Task to carry out:
Repeat only the lines below that run from the line with "Clone this chart in seaborn and matplotlib." to the line with "ax.set_axisbelow(True)", ends included; skip every picture.

Material for the task:
>>>
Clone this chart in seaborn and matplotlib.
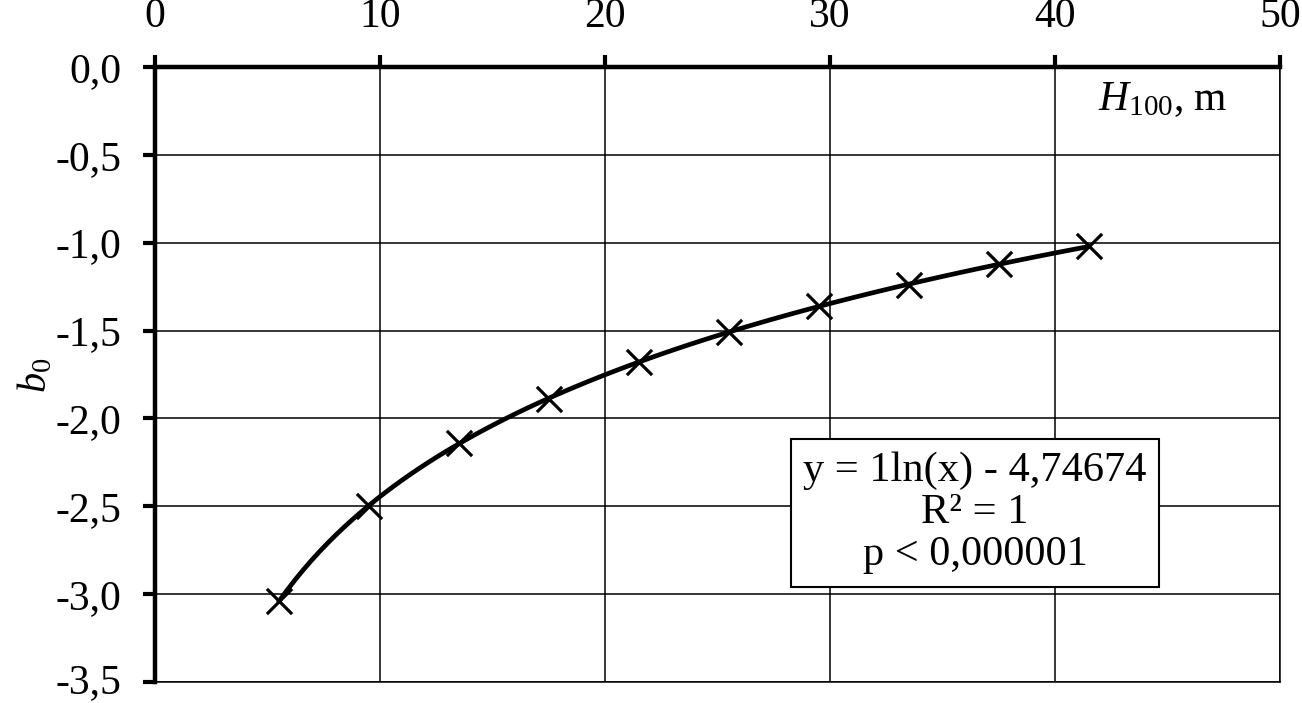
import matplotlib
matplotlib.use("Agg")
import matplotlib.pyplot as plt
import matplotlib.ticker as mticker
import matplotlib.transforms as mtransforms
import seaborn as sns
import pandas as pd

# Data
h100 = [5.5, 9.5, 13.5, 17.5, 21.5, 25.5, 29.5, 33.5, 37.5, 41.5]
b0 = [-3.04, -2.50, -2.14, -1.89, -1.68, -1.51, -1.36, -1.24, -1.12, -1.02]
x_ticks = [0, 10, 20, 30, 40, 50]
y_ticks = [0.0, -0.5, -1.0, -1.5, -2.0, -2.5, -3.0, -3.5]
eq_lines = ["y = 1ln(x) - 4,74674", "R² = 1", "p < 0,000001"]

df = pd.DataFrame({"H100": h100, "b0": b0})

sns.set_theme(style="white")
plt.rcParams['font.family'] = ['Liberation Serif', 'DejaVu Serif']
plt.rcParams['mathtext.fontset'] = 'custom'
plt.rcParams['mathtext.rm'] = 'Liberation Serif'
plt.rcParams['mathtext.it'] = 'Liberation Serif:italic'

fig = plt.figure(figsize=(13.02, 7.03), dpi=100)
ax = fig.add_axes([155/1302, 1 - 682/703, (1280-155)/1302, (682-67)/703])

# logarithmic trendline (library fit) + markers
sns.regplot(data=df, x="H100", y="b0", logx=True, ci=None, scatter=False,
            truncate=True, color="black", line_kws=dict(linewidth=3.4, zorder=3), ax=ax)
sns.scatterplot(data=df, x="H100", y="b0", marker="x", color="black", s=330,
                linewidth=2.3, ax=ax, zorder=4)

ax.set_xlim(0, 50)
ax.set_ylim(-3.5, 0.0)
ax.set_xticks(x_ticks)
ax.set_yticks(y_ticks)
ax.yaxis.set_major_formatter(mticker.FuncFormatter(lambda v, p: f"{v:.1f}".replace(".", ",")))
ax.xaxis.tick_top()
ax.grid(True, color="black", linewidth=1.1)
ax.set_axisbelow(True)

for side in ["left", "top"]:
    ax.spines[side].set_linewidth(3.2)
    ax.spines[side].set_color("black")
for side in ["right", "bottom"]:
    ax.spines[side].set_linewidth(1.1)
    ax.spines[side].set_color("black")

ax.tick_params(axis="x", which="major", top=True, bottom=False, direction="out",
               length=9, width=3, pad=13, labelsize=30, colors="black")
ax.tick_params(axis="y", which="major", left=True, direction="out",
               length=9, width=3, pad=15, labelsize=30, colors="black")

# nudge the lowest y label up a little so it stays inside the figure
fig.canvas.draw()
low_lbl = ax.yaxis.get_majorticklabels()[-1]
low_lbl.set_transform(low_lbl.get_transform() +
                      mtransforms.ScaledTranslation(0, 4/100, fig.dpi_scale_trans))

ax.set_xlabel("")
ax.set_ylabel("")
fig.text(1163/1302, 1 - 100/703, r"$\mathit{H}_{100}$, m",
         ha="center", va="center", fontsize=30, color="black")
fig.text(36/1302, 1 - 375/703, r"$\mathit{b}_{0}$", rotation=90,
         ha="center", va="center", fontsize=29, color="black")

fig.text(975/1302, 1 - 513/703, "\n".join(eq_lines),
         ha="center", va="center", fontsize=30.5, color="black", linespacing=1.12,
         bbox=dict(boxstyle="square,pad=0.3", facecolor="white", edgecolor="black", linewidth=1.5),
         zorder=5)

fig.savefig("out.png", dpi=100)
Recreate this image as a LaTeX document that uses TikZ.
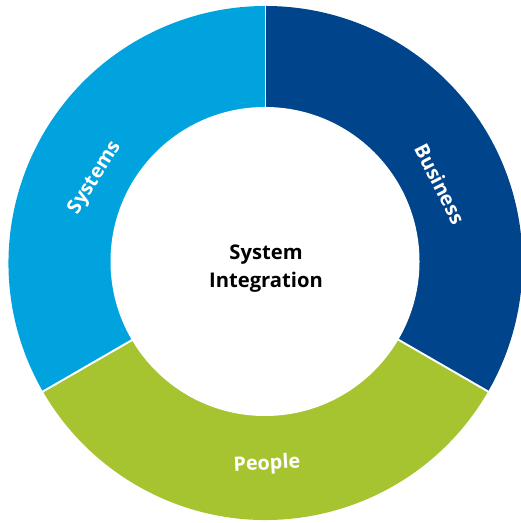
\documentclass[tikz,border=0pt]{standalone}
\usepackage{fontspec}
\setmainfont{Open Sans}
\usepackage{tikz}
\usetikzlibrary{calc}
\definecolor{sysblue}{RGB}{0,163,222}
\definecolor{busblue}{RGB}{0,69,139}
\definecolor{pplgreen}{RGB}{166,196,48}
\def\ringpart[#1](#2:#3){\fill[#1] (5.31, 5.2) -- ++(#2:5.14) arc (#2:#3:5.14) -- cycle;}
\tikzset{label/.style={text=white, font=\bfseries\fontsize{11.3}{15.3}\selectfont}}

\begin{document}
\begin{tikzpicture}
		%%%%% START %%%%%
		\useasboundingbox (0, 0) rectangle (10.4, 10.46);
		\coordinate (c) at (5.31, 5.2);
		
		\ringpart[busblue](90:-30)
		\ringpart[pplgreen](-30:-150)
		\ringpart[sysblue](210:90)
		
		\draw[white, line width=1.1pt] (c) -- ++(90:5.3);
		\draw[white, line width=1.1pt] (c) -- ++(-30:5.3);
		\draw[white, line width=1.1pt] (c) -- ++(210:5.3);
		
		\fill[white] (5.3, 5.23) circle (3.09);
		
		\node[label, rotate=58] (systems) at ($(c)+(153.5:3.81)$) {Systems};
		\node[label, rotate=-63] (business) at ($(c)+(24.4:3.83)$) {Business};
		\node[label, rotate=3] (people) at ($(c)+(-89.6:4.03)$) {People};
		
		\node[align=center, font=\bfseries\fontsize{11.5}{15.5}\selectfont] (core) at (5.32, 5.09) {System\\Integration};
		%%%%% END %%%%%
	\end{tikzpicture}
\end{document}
<<<
>>>
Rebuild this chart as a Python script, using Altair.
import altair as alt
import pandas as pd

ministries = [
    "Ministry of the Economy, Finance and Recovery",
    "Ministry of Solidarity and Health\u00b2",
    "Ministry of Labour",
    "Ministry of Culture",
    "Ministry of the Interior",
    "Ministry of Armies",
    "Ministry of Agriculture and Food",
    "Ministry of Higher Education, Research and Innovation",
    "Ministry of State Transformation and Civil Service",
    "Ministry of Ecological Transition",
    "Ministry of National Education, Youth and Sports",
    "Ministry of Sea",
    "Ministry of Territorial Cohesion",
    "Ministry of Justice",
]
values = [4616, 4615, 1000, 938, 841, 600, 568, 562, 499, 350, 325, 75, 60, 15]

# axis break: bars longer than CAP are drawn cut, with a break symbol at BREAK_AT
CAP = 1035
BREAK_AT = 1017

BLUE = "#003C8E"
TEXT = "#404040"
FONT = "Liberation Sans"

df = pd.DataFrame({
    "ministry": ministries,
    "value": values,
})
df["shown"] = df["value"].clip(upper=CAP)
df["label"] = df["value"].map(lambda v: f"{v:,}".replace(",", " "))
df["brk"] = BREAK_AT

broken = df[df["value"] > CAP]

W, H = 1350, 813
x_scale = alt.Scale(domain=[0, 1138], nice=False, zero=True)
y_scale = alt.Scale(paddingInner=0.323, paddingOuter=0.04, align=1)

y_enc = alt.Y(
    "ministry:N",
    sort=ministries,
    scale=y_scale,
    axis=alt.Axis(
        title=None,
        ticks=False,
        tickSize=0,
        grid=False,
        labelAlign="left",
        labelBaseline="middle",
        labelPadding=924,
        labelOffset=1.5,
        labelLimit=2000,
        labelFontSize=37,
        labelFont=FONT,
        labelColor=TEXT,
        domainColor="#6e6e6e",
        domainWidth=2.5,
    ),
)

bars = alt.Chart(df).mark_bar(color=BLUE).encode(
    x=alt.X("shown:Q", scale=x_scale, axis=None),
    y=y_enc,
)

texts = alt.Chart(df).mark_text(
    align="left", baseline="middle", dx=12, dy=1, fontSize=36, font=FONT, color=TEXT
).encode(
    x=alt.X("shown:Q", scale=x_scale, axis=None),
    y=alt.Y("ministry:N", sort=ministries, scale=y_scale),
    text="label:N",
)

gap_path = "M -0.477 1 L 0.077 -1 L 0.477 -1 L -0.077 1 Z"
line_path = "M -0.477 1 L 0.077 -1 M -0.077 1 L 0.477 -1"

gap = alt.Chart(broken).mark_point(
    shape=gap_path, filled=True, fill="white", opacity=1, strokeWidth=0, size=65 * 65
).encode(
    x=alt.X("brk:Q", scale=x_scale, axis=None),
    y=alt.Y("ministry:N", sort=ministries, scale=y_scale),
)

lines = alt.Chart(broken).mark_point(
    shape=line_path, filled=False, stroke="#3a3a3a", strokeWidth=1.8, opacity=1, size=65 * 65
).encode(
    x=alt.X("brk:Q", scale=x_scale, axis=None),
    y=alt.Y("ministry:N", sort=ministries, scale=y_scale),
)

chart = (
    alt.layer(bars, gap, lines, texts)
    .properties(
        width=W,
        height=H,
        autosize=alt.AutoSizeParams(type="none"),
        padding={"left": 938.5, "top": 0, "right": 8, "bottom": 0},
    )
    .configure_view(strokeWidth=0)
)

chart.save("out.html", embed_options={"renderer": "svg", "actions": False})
<<<
Answer for the task:
Clone this chart in seaborn and matplotlib.
import matplotlib
matplotlib.use("Agg")
import matplotlib.pyplot as plt
import matplotlib.ticker as mticker
import matplotlib.transforms as mtransforms
import seaborn as sns
import pandas as pd

# Data
h100 = [5.5, 9.5, 13.5, 17.5, 21.5, 25.5, 29.5, 33.5, 37.5, 41.5]
b0 = [-3.04, -2.50, -2.14, -1.89, -1.68, -1.51, -1.36, -1.24, -1.12, -1.02]
x_ticks = [0, 10, 20, 30, 40, 50]
y_ticks = [0.0, -0.5, -1.0, -1.5, -2.0, -2.5, -3.0, -3.5]
eq_lines = ["y = 1ln(x) - 4,74674", "R² = 1", "p < 0,000001"]

df = pd.DataFrame({"H100": h100, "b0": b0})

sns.set_theme(style="white")
plt.rcParams['font.family'] = ['Liberation Serif', 'DejaVu Serif']
plt.rcParams['mathtext.fontset'] = 'custom'
plt.rcParams['mathtext.rm'] = 'Liberation Serif'
plt.rcParams['mathtext.it'] = 'Liberation Serif:italic'

fig = plt.figure(figsize=(13.02, 7.03), dpi=100)
ax = fig.add_axes([155/1302, 1 - 682/703, (1280-155)/1302, (682-67)/703])

# logarithmic trendline (library fit) + markers
sns.regplot(data=df, x="H100", y="b0", logx=True, ci=None, scatter=False,
            truncate=True, color="black", line_kws=dict(linewidth=3.4, zorder=3), ax=ax)
sns.scatterplot(data=df, x="H100", y="b0", marker="x", color="black", s=330,
                linewidth=2.3, ax=ax, zorder=4)

ax.set_xlim(0, 50)
ax.set_ylim(-3.5, 0.0)
ax.set_xticks(x_ticks)
ax.set_yticks(y_ticks)
ax.yaxis.set_major_formatter(mticker.FuncFormatter(lambda v, p: f"{v:.1f}".replace(".", ",")))
ax.xaxis.tick_top()
ax.grid(True, color="black", linewidth=1.1)
ax.set_axisbelow(True)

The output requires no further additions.